Goldsmiths weighs art donations as union votes for strike action
Could a stream of donated artworks help steady one of London’s best-known art schools? At Goldsmiths, University of London, the question has become newly urgent as staff prepare for industrial action over a restructuring plan designed to close a £22 million gap by the end of the 2026-27 academic year.
The college’s new programme, Future Goldsmiths, is intended to reshape teaching, operations, digital systems, estates, and financial management by 2028. Goldsmiths says the overhaul is necessary to secure its future as a leading creative university and to keep delivering critical education and research. David Oswell, who announced the plan, said the institution could not continue with an operating model that was not aligned with future learners, regulatory expectations, or the realities of the sector.
The dispute has sharpened after Goldsmiths UCU members voted overwhelmingly for action. On a 63% turnout, 81% backed strike action and 92% supported Action Short Of a Strike, including a marking and assessment boycott. The union says the restructuring will mean the loss of professional services staff in the current academic year, followed by academic staff cuts in September.

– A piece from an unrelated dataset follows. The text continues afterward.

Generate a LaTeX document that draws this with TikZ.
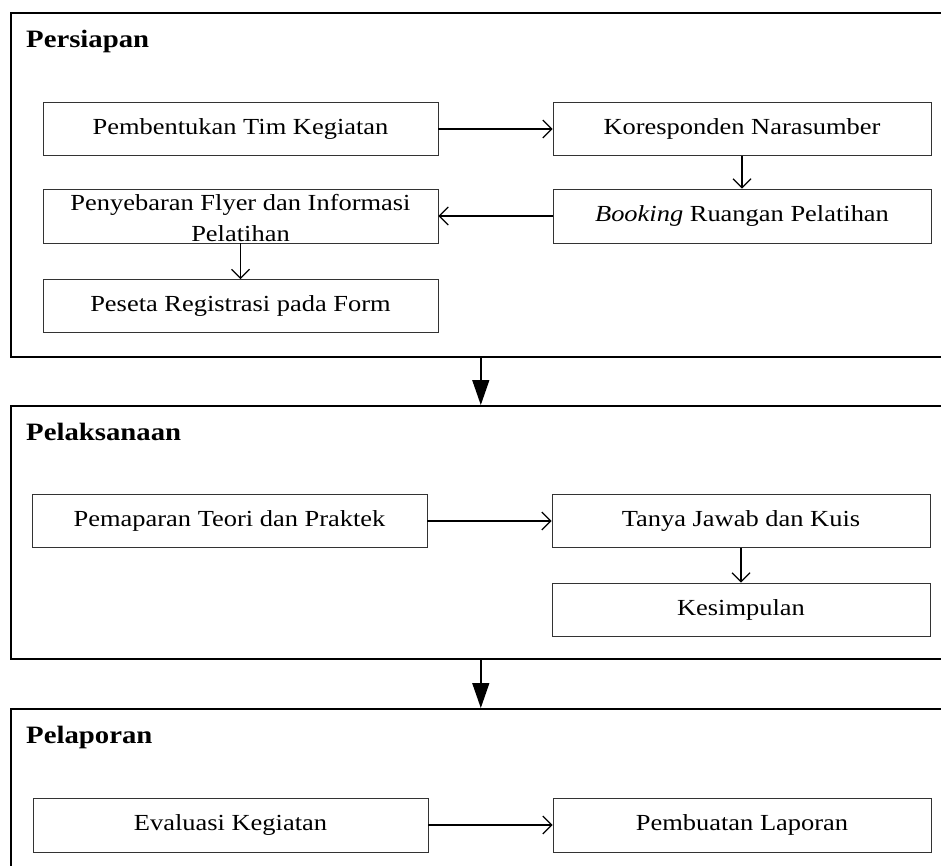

The financial backdrop is stark. According to figures cited in the dispute, the Recovery programme launched in 2021 produced £7.6 million in recurrent savings, while the Transformation programme begun in 2024 generated £16.1 million. A freedom of information request reportedly showed more than £14 million spent on private consultants since 2019, including £2.7 million to KPMG, £283,390 to Shoosmiths for legal support on redundancies and disciplinary matters in 2022-23, and £191,468 to PricewaterhouseCoopers for a report on restructuring professional services under the Recovery overhaul.
Goldsmiths did not comment on those figures. A spokesperson said the college is acting to protect its place among the world’s leading creative universities and to support students in an increasingly disrupted environment.
The stakes are unusually high because Goldsmiths is not only a university but a major art-school pipeline. Its alumni include Damien Hirst, Steve McQueen, and Sarah Lucas, and nine graduates have won the Turner prize, among them Gillian Wearing and Laure Prouvost. That history is part of what makes the current dispute so closely watched: the outcome will shape not only staffing, but the future model of art education at one of Britain’s most influential institutions.